Once an experience has touched your life it is difficult to be impartial.
Walking into a care home, given a clean bill of health by the CQC and smelling the stink of urine, somehow undermines your confidence in the care home and the regulator.
Everyone's first reaction; close it. But, that's the kind of knee-jerk thinking that got us into this mess.
What happens to the 25 luckless souls whose lives are in the picture frames on the walls and the boxes in the wardrobes. It might be a stinking dump, but it is home.
The solution; send in a hit team to clean it, support and retrain the staff, show them what good looks like and then pick-apart the balance sheet, P&L, management accounts and see if the absence of money is at the root of this evil. You can bet the farm it is.
Next question; can you do that in 10,000 care homes? That's probably the size of the task.
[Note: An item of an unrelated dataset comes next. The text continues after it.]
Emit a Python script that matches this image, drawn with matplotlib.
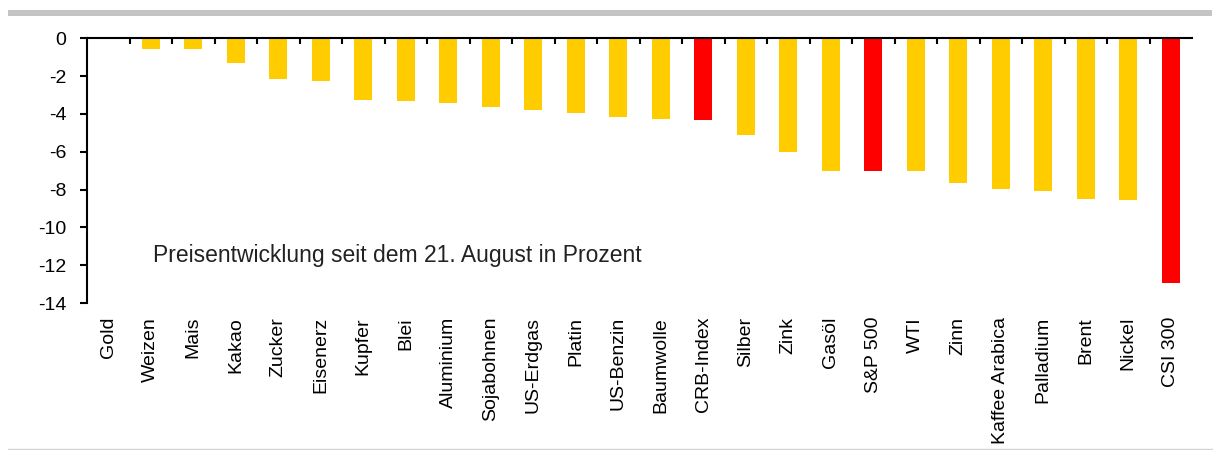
import numpy as np
import matplotlib
matplotlib.use("Agg")
import matplotlib.pyplot as plt
from matplotlib.patches import Rectangle
from matplotlib.lines import Line2D

plt.rcParams["font.family"] = ["Liberation Sans", "DejaVu Sans"]

names = ["Gold", "Weizen", "Mais", "Kakao", "Zucker", "Eisenerz", "Kupfer", "Blei",
         "Aluminium", "Sojabohnen", "US-Erdgas", "Platin", "US-Benzin", "Baumwolle",
         "CRB-Index", "Silber", "Zink", "Gasöl", "S&P 500", "WTI", "Zinn",
         "Kaffee Arabica", "Palladium", "Brent", "Nickel", "CSI 300"]
values = [0.0, -0.57, -0.57, -1.29, -2.15, -2.24, -3.26, -3.32, -3.41, -3.63, -3.79,
          -3.95, -4.15, -4.27, -4.32, -5.12, -6.0, -7.0, -7.0, -7.04, -7.67, -7.99,
          -8.08, -8.48, -8.56, -12.96]
highlight = ["CRB-Index", "S&P 500", "CSI 300"]
yticks = [0, -2, -4, -6, -8, -10, -12, -14]
note = "Preisentwicklung seit dem 21. August in Prozent"

yellow = "#FFCC00"
red = "#FF0000"

fig = plt.figure(figsize=(12.14, 4.5), dpi=100)
ax = fig.add_axes([87 / 1214, 1 - 303 / 450, 1105 / 1214, (303 - 38.3) / 450])

x = np.arange(len(names))
colors = [red if n in highlight else yellow for n in names]
ax.bar(x, values, width=0.42, color=colors, zorder=2)

ax.set_xlim(-0.5, len(names) - 0.5)
ax.set_ylim(-14, 0)
ax.set_yticks(yticks)
ax.set_yticklabels([str(t) for t in yticks], fontsize=14)

ax.set_xticks(x)
ax.set_xticklabels(names, rotation=90, fontsize=14, va="top", ha="center")
ax.tick_params(axis="x", which="major", length=0, pad=10)
ax.set_xticks(np.arange(0.5, len(names) - 1, 1.0), minor=True)
ax.tick_params(axis="x", which="minor", bottom=False, top=True, direction="in",
               length=4, width=1.5)
ax.tick_params(axis="y", direction="out", length=5, width=1.5, pad=10)

for s in ["right", "bottom"]:
    ax.spines[s].set_visible(False)
ax.spines["left"].set_linewidth(1.5)
ax.spines["top"].set_linewidth(1.5)

ax.text(1.05, -11.5, note, fontsize=16.5, va="center", ha="left", color="#222222")

# frame decorations of the source layout
fig.patches.append(Rectangle((8 / 1214, 1 - 16 / 450), 1204 / 1214, 6 / 450,
                             transform=fig.transFigure, color="#c4c4c4", lw=0))
fig.lines.append(Line2D([8 / 1214, 1212 / 1214], [1 - 448.5 / 450] * 2,
                        transform=fig.transFigure, color="#d4d4d4", lw=1))

fig.savefig("out.png", dpi=100)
The care home sector expanded, rapidly during the 80's. Guaranteed income, low cost consumables, cheap staff.
The boom in provision peaked at around 575,500 places in 1996 but has been declining ever since. It may be more than coincidental that these market shifts can be tracked to general elections, each bringing change and economic consequences.
Local authority provision fell from 60% in 1970 to about 18% in 2004. Private, family-payers are now the biggest part of the market, subsidising the public sector.
The profile of care home residents has changed; nearly three quarters of residents need some form of nursing care that 'residential care homes' are ill equipped to provide. Seventy percent of residents have some form of incontinence, often leading to tissue viability and infection issues. Half will have mobility problems.
Forty percent, or more, will have a form of dementia, (over half of the dementia population live in care homes), 20% have suffered a stroke, one fifth depression and 5% Parkinson's disease. The incidence of dementia is going up by about 30% a year. Alzheimer's prescriptions are up 6-fold in 10 years.
Add to that; heart disease (21%), Arthritis (18%), Fractures (12%), Osteoporosis (9%), Lung or chest disease (8%) and Cancer (7%).
Diabetes alone has increased from 8% in 2003 and 9% in 2006 to 14% in 2009. Today's number? Your guess is as good as mine.
An interesting Bupa census, back in 2011, but probably not wildly inaccurate today, tells us:
"... three quarters of care home care is 'nursing care', although there is a great deal of overlap between 'nursing care' and 'residential care'. The substantial decline in the number of hospital beds for older people and the associated transfer to nursing home care has led to the increased medicalisation of care home care and greater levels of dependency among care home residents."
The NHS struggles with demand. Yes, there are the Saturday drunks and the 'I've twisted my thumb' time-wasters but here's a fact; care home residents experience 40-50% more emergency admissions and A&E attendances than the general population of +75yrs.
I say; care homes should be the last place admissions come from. Why aren't they?
Staff turnover? Maybe; 42% of care staff leave within 12 months of joining and 61% leave within 2 years... might have something to do with it? Training, language, aptitude, pay, hours of work, qualifications. Take your pick of key influencers.
I've bombarded you with numbers. Sorry... but each trend and tendency is a person, a relative, a Mum, a Dad, a Granny a member of someone's family and begs us to ask the question; is the present model of care homes fit for purpose.
Hasn't the time come when a care home without:
- a prescribing nurses on every shift,
- a weekly check-up from a tissue viability nurse,
- and a continence nurse specialist and nutritionist.
- a nursing-and-care trainer, providing on-the-job and on-the-web, compulsory training
- a weekly visit from a GP with geriatric training and a better-than-good understanding of diabetes.
... cannot be licensed.
The distinction between nursing care and residential care is becoming increasingly difficult to make. A medical model is marching down the road.
The paucity of services in the domiciliary setting doesn't bear thinking about.
Blurring the boundary between health and social care creates 'who-pays' issues; social care means-tested, health care not. Tarzan is right to demand a political consensus on funding elderly and social care.
In 2018 the NHS will be 70yrs. We could fix it by then. What better birthday present?